Chinese Exports to U.S. from Uyghur Slave Region Nearly Triple Year-on-Year

This photo taken on September 13, 2019 shows people on a street in a small village where e
HECTOR RETAMAL/AFP via Getty Images

Chinese customs data reviewed by the South China Morning Post (SCMP) on Tuesday showed exports from the Xinjiang region to the United States nearly tripled year-on-year in September 2022, despite tougher scrutiny for forced labor imposed by the Uyghur Forced Labor Prevention Act (UFLPA).

The UFLPA, which was passed in December 2021 and went into effect in June 2022, effectively assumes all products from Xinjiang are tainted with slavery from the oppressed Uyghur Muslims and challenges importers to prove otherwise.

The Chinese government, which denounces all accounts of its abuse of the Uyghurs as “vicious lies” no matter how well-documented they are, was infuriated by the UFLPA and predicted it would cause massive disruptions to supply chains for goods such as cotton and solar panels. Textile companies in particular said it would be difficult to prove cotton sourced to Xinjiang was not tainted by slave labor.

That script began flipping in September, as Chinese state media boasted of record exports from the Uyghur region despite the UFLPA, while Republican lawmakers demanded to know what methods U.S. Customs and Border Patrol (CBP) was using to screen imports from Xinjiang. Congress was especially concerned about high-demand minerals with notoriously opaque supply chains.

The SCMP reported on Tuesday that exports fell by more than half in September after a summer surge, due to the slowing Chinese economy and weakening overseas demand – but at $21.05 million in value, they were still double the totals from June, when the UFLPA went into effect, and nearly three times the export volume from September 2021:

According to Chinese customs data, the top individual product Xinjiang exported to the US last month was 8 million pairs of synthetic socks worth US$1.56 million, followed by Christmas products valued at US$1.51 million.

Machinery and mechanical equipment remained the top category of products from Xinjiang shipped to the US last month, accounting for 28.9 per cent, according to calculations by the Post based on trade data.

That was followed by apparel and clothing, accounting for 11.6 per cent and worth US$2.4 million, compared with over US$9 million in August. Both have been flagged by US officials as high-risk sectors subject to the most scrutiny under the Uygur Forced Labor Prevention Act.

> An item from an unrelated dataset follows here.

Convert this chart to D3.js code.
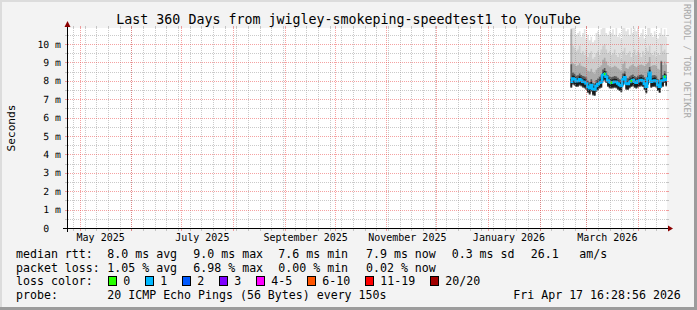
<!DOCTYPE html>
<html><head><meta charset="utf-8">
<script src="https://cdn.jsdelivr.net/npm/d3@7"></script>
<style>html,body{margin:0;padding:0;background:#f3f3f3;}svg{display:block;}text{-webkit-font-smoothing:antialiased;}</style>
</head><body>
<svg id="c" width="697" height="310"></svg>
<script>
// ---------------- data ----------------
const title = "Last 360 Days from jwigley-smokeping-speedtest1 to YouTube";
const xDomain = ["2025-04-23T09:45:00Z", "2026-04-18T09:45:00Z"];
const yMax = 10.87;
const yTicks = [0,1,2,3,4,5,6,7,8,9,10];
const yTickLabels = ["0\u00a0\u00a0","1 m","2 m","3 m","4 m","5 m","6 m","7 m","8 m","9 m","10 m"];
const xLabelMonths = ["2025-05-01","2025-07-01","2025-09-01","2025-11-01","2026-01-01","2026-03-01"];
const xLabels = ["May 2025","July 2025","September 2025","November 2025","January 2026","March 2026"];
const dates = ["02-19","02-20","02-21","02-22","02-23","02-24","02-25","02-26","02-27","02-28",
  "03-01","03-02","03-03","03-04","03-05","03-06","03-07","03-08","03-09","03-10",
  "03-11","03-12","03-13","03-14","03-15","03-16","03-17","03-18","03-19","03-20",
  "03-21","03-22","03-23","03-24","03-25","03-26","03-27","03-28","03-29","03-30",
  "03-31","04-01","04-02","04-03","04-04","04-05","04-06","04-07","04-08","04-09",
  "04-10","04-11","04-12","04-13","04-14","04-15","04-16","04-17"];
const median = [7.95,8.13,8.08,7.97,7.99,8.08,8.01,7.95,7.93,7.86,
  7.68,7.59,7.77,7.56,7.53,7.72,7.81,7.90,7.95,8.32,
  8.37,8.22,8.01,7.93,7.90,7.92,7.95,7.93,7.86,7.77,
  7.72,8.08,8.19,7.86,7.83,7.93,7.99,8.04,7.95,7.90,
  7.97,8.01,8.04,7.99,7.83,7.68,8.13,8.44,7.95,7.99,
  8.01,7.97,7.77,7.68,7.99,8.01,8.22,8.04];
const lossCount = [1,1,1,1,1,1,1,1,1,1, 1,1,1,1,1,1,1,1,1,1, 0,1,1,1,0,1,1,1,1,1,
  1,1,1,1,1,1,0,1,1,1, 1,1,1,1,1,1,1,1,1,1, 1,1,1,1,1,1,0,1];
const smokeLow = [7.62,7.80,7.75,7.66,7.68,7.74,7.70,7.64,7.60,7.52,
  7.35,7.25,7.42,7.22,7.18,7.40,7.48,7.58,7.62,7.98,
  8.02,7.88,7.68,7.60,7.58,7.60,7.62,7.60,7.52,7.44,
  7.38,7.74,7.85,7.52,7.50,7.60,7.66,7.70,7.62,7.58,
  7.64,7.68,7.70,7.66,7.50,7.32,7.78,8.08,7.62,7.66,
  7.68,7.64,7.44,7.34,7.64,7.68,7.88,7.70];
const smokeDark = [8.90,8.45,8.38,8.28,8.30,8.40,8.32,8.26,8.24,8.18,
  8.00,7.92,8.08,7.88,7.85,8.04,8.12,8.22,8.30,8.62,
  8.70,8.52,8.32,8.24,8.20,8.22,8.26,8.24,8.16,8.08,
  8.04,8.40,8.50,8.16,8.14,8.24,8.30,8.34,8.26,8.20,
  8.28,8.32,8.34,8.30,8.20,8.10,8.44,8.75,8.26,8.30,
  8.32,8.28,8.08,8.00,9.05,8.32,8.52,8.34];
const smokeMid = [10.80,8.95,8.90,8.80,8.85,8.95,8.82,8.78,8.75,8.70,
  8.55,8.50,8.65,8.45,8.40,8.60,8.70,8.75,8.85,9.15,
  9.25,9.05,8.85,8.78,8.72,8.75,8.82,8.76,8.68,8.62,
  8.55,8.92,9.05,8.70,8.66,8.78,8.84,8.90,8.80,8.74,
  8.82,8.86,8.88,8.84,8.80,8.90,9.00,9.30,8.80,8.84,
  8.86,8.82,8.66,8.60,9.10,8.86,9.05,8.88];
const smokeHigh = [10.6,9.9,9.8,9.6,9.7,9.9,9.5,9.6,9.4,9.7,
  9.3,9.5,9.6,9.2,9.3,9.5,9.6,9.4,9.7,9.9,
  10.0,9.7,9.5,9.6,9.4,9.5,9.7,9.4,9.3,9.5,
  9.2,9.6,9.8,9.4,9.5,9.6,9.3,9.5,9.7,9.4,
  9.6,9.5,9.3,9.6,9.4,9.8,9.6,9.9,9.5,9.4,
  9.6,9.3,9.5,9.4,10.0,9.6,9.7,9.5];
const smokeTop = [11.0,11.0,10.9,10.5,10.6,10.7,10.4,10.6,10.8,10.3,
  10.5,10.2,10.4,10.1,10.2,10.6,10.7,10.5,10.8,10.9,
  11.0,10.6,10.5,10.7,10.6,10.8,10.5,10.9,10.4,10.6,
  10.3,10.9,11.0,10.7,10.8,10.5,10.9,10.6,11.0,10.7,
  10.9,10.4,10.6,10.8,10.3,10.5,10.9,11.0,10.6,10.4,
  10.7,10.5,10.3,10.6,10.9,10.5,10.8,10.4];
const lossLabels = ["0","1","2","3","4-5","6-10","11-19","20/20"];
const lossColors = ["#26ff00","#00b8ff","#0059ff","#7e00ff","#ff00ff","#ff5500","#ff0000","#a10000"];
const legendRows = [
  [["median rtt:",16],["8.0 ms avg",107.3],["9.0 ms max",193.3],["7.6 ms min",278.3],["7.9 ms now",366],["0.3 ms sd",451.7],["26.1",530.7],["am/s",579.3]],
  [["packet loss:",16],["1.05 % avg",107.3],["6.98 % max",193.3],["0.00 % min",278.3],["0.02 % now",366]],
  [["loss color:",16]],
  [["probe:",16],["20 ICMP Echo Pings (56 Bytes) every 150s",107.3],["Fri Apr 17 16:28:56 2026",513.3]]
];
const lossBoxX = [108.5,145.5,182.5,219.5,256.5,307.5,365.5,430.5];

// ---------------- drawing ----------------
const W = 697, H = 310;
const X0 = 67, X1 = 667, Y0 = 228, Y1 = 28;
const FONT = "'DejaVu Sans Mono', monospace";
const svg = d3.select("#c");
const MAJOR = "rgba(235,70,70,0.5)", MINOR = "rgba(150,150,150,0.5)";

// dotted-line patterns (1 on / 1 off)
const defs = svg.append("defs");
[["hR",MAJOR,2,1],["hG",MINOR,2,1],["vR",MAJOR,1,2],["vG",MINOR,1,2]].forEach(([id,c,w,h]) => {
  const p = defs.append("pattern").attr("id",id).attr("patternUnits","userSpaceOnUse")
    .attr("x",0).attr("y",0).attr("width",w).attr("height",h);
  p.append("rect").attr("x",0).attr("y",0).attr("width",1).attr("height",1).attr("fill",c);
});

svg.append("rect").attr("width", W).attr("height", H).attr("fill", "#f3f3f3");
// 3D frame
svg.append("rect").attr("x",0).attr("y",0).attr("width",W).attr("height",2).attr("fill","#dcdcdc");
svg.append("rect").attr("x",0).attr("y",0).attr("width",2).attr("height",H).attr("fill","#dcdcdc");
svg.append("rect").attr("x",W-3).attr("y",0).attr("width",3).attr("height",H).attr("fill","#9c9c9c");
svg.append("rect").attr("x",0).attr("y",H-3).attr("width",W).attr("height",3).attr("fill","#9c9c9c");

const x = d3.scaleUtc().domain(xDomain.map(d => new Date(d))).range([X0, X1]);
const y = d3.scaleLinear().domain([0, yMax]).range([Y0, Y1]);

svg.append("rect").attr("x",X0).attr("y",Y1).attr("width",X1-X0).attr("height",Y0-Y1).attr("fill","#ffffff");

svg.append("clipPath").attr("id","plot").append("rect")
  .attr("x",X0).attr("y",Y1).attr("width",X1-X0).attr("height",Y0-Y1);

const rows = dates.map((d,i) => ({
  t: new Date("2026-" + d + "T12:00:00Z"),
  med: median[i], loss: lossCount[i], lo: smokeLow[i],
  dk: smokeDark[i], md: smokeMid[i], hi: smokeHigh[i], top: smokeTop[i]
}));
const last = rows[rows.length-1];
const ext = rows.concat([Object.assign({}, last, {t: x.domain()[1]})]);

const gData = svg.append("g").attr("clip-path","url(#plot)");
const bands = [["top","#e2e2e2"],["hi","#cdcdcd"],["md","#ababab"],["dk","#5a5a5a"]];
bands.forEach(([k,c]) => {
  const area = d3.area().curve(d3.curveStepAfter)
    .x(d => x(d.t)).y0(d => y(d.lo)).y1(d => y(d[k]));
  gData.append("path").attr("d", area(ext)).attr("fill", c);
});
const core = d3.area().curve(d3.curveStepAfter)
  .x(d => x(d.t)).y0(d => y(d.lo) - 1).y1(d => y(d.med) - 3);
gData.append("path").attr("d", core(ext)).attr("fill", "#1a1a1a");
const medLine = d3.line().curve(d3.curveStepAfter).x(d => x(d.t)).y(d => y(d.med));
gData.append("path").attr("d", medLine(ext)).attr("fill","none")
  .attr("stroke", lossColors[1]).attr("stroke-width", 2.5);
ext.forEach((d,i) => {
  if (i < ext.length-1 && d.loss === 0) {
    gData.append("line").attr("x1", x(d.t)).attr("x2", x(ext[i+1].t))
      .attr("y1", y(d.med)).attr("y2", y(d.med))
      .attr("stroke", lossColors[0]).attr("stroke-width", 2.5);
  }
});

// grid (drawn over data as in rrdtool)
const gGrid = svg.append("g").attr("shape-rendering","crispEdges");
const weeks = d3.utcSunday.range(x.domain()[0], x.domain()[1]);
const months = d3.utcMonth.range(x.domain()[0], x.domain()[1]);
function vline(t, major) {
  const px = Math.round(x(t));
  const col = major ? MAJOR : MINOR;
  gGrid.append("rect").attr("x",px).attr("y",Y1).attr("width",1).attr("height",Y0-Y1)
    .attr("fill", `url(#${major ? "vR" : "vG"})`);
  gGrid.append("rect").attr("x",px).attr("y",Y1-2).attr("width",1).attr("height",2).attr("fill",col);
  gGrid.append("rect").attr("x",px).attr("y",Y0+1).attr("width",1).attr("height",2).attr("fill",col);
}
function hline(v, major) {
  const py = Math.round(y(v));
  const col = major ? MAJOR : MINOR;
  gGrid.append("rect").attr("x",X0+1).attr("y",py).attr("width",X1-X0-1).attr("height",1)
    .attr("fill", `url(#${major ? "hR" : "hG"})`);
  gGrid.append("rect").attr("x",X0-2).attr("y",py).attr("width",2).attr("height",1).attr("fill",col);
  gGrid.append("rect").attr("x",X1).attr("y",py).attr("width",2).attr("height",1).attr("fill",col);
}
weeks.forEach(t => vline(t, false));
d3.range(0.5, yMax, 1).forEach(v => hline(v, false));
months.forEach(t => vline(t, true));
yTicks.filter(v => v > 0).forEach(v => hline(v, true));

// axes
const gAx = svg.append("g").attr("shape-rendering","crispEdges");
gAx.append("rect").attr("x",X0-4).attr("y",Y0).attr("width",X1-X0+6).attr("height",1).attr("fill","#000");
gAx.append("rect").attr("x",X0).attr("y",Y1-2).attr("width",1).attr("height",Y0-Y1+6).attr("fill","#000");
svg.append("path").attr("d", `M${X1+1},${Y0-2.5} L${X1+6},${Y0+0.5} L${X1+1},${Y0+3.5} Z`).attr("fill","#8b0000");
svg.append("path").attr("d", `M${X0-2.5},${Y1-1} L${X0+0.5},${Y1-7} L${X0+3.5},${Y1-1} Z`).attr("fill","#8b0000");

// y labels
svg.append("g").selectAll("text").data(yTicks).join("text")
  .attr("x", 61).attr("y", d => y(d) + 3.5).attr("text-anchor","end")
  .attr("font-family", FONT).attr("font-size", 9.8).attr("fill","#000")
  .attr("text-rendering","geometricPrecision")
  .style("white-space","pre").text((d,i) => yTickLabels[i]);

// x labels
svg.append("g").selectAll("text").data(xLabelMonths).join("text")
  .attr("x", d => x(new Date(d + "T00:00:00Z")) + 21).attr("y", 241).attr("text-anchor","middle")
  .attr("font-family", FONT).attr("font-size", 10).attr("fill","#000")
  .text((d,i) => xLabels[i]);

// title
svg.append("text").attr("x", 348.5).attr("y", 24).attr("text-anchor","middle")
  .attr("font-family", FONT).attr("font-size", 13.3).attr("fill","#000").text(title);

// y axis title
svg.append("text").attr("transform","translate(15,128) rotate(-90)").attr("text-anchor","middle")
  .attr("font-family", FONT).attr("font-size", 11.2).attr("fill","#000").text("Seconds");

// watermark
svg.append("text").attr("transform","translate(684,4) rotate(90)").attr("text-anchor","start")
  .attr("font-family", FONT).attr("font-size", 8.6).attr("fill","#a8a8a8").text("RRDTOOL / TOBI OETIKER");

// legend
const baselines = [258, 271.7, 285.4, 299.1];
const gLeg = svg.append("g").attr("font-family", FONT).attr("font-size", 11.6).attr("fill","#000");
legendRows.forEach((row, r) => {
  row.forEach(([txt, px]) => {
    gLeg.append("text").attr("x", px).attr("y", baselines[r]).style("white-space","pre").text(txt);
  });
});
lossLabels.forEach((lab, i) => {
  svg.append("rect").attr("x", lossBoxX[i]).attr("y", 276.5).attr("width", 8).attr("height", 9)
    .attr("fill", lossColors[i]).attr("stroke","#000").attr("stroke-width",1);
  gLeg.append("text").attr("x", lossBoxX[i] + 14.8).attr("y", baselines[2]).text(lab);
});
</script>
</body></html>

These soaring totals, revealed a few weeks later than usual because China delayed economic reporting during the Communist Party National Congress, came despite CBP claims that it has halted 491 shipments worth $158.6 million due to suspicion the goods were tainted by forced labor.

The SCMP noted CBP is also running behind on its quarterly data release for reasons unknown and did not offer details about the shipments it ostensibly blocked under the UFLPA.

“There are going to be some rough spots along the way, but I think we’ve been off to a remarkably good start,” CBP commissioner Chris Magnus told Bloomberg News last week.

“We’re seeing good examples of compliance so far. When you start to have some success stories, business starts to become more comfortable that there’s a way to work with this act and [with] the issue of forced labor in general,” he said.

“Ultimately this comes down to, the American public wants this,” Magnus said. “The consciousness has, by and large, been raised about this issue. People want to buy products that they can feel confident are not made with forced labor.”

U.S. Department of Homeland Security (DHS) undersecretary Robert Silvers, who chairs an interagency forced labor task force, told the Wall Street Journal (WSJ) in late September that DHS regards the Uyghur Forced Labor Prevention Act as one of the most important trade laws on the books.

“When it comes to corporate compliance programs, boards of directors need to be focused on this, CEOs need to be focused on this, compliance teams certainly need to be laser focused on this,” he said.

“We are committing a lot of resources to this,” he said. “At present, this is a high commitment area, a high priority area. We do need more resources and our department looks forward to working with Congress to ensure appropriate resourcing for forced labor enforcement. But we are strongly enforcing this new law right now, with significant resources committed to it.”

Magnus and Silvers’ comments seem incongruous with the enormous surge in Xinjiang exports reported by the SCMP, especially since import companies have said the new law is very difficult for them to comply with, particularly for cotton and polysilicates. 

The World Uyghur Congress (WUC), an international coalition of exiled Uyghur activists, filed suit against the British government on Tuesday for not doing enough to prevent the importation of cotton tainted with “slave labor.”

The WUC noted that 85 percent of China’s cotton is sourced to Xinjiang, and “putting internment camp detainees to work in factories is a Xinjiang-wide policy,” so a much larger volume of exports from the region should be subjected to tight scrutiny.

The British government responded that it has limited authority to investigate imports unless there is a clear connection between “alleged criminality” and a “specific product.” 

Meanwhile, the European Union is considering a law similar to the UFLPA that would ban imports “for which forced labor has been used at any stage of their production, manufacture, harvest and extraction.”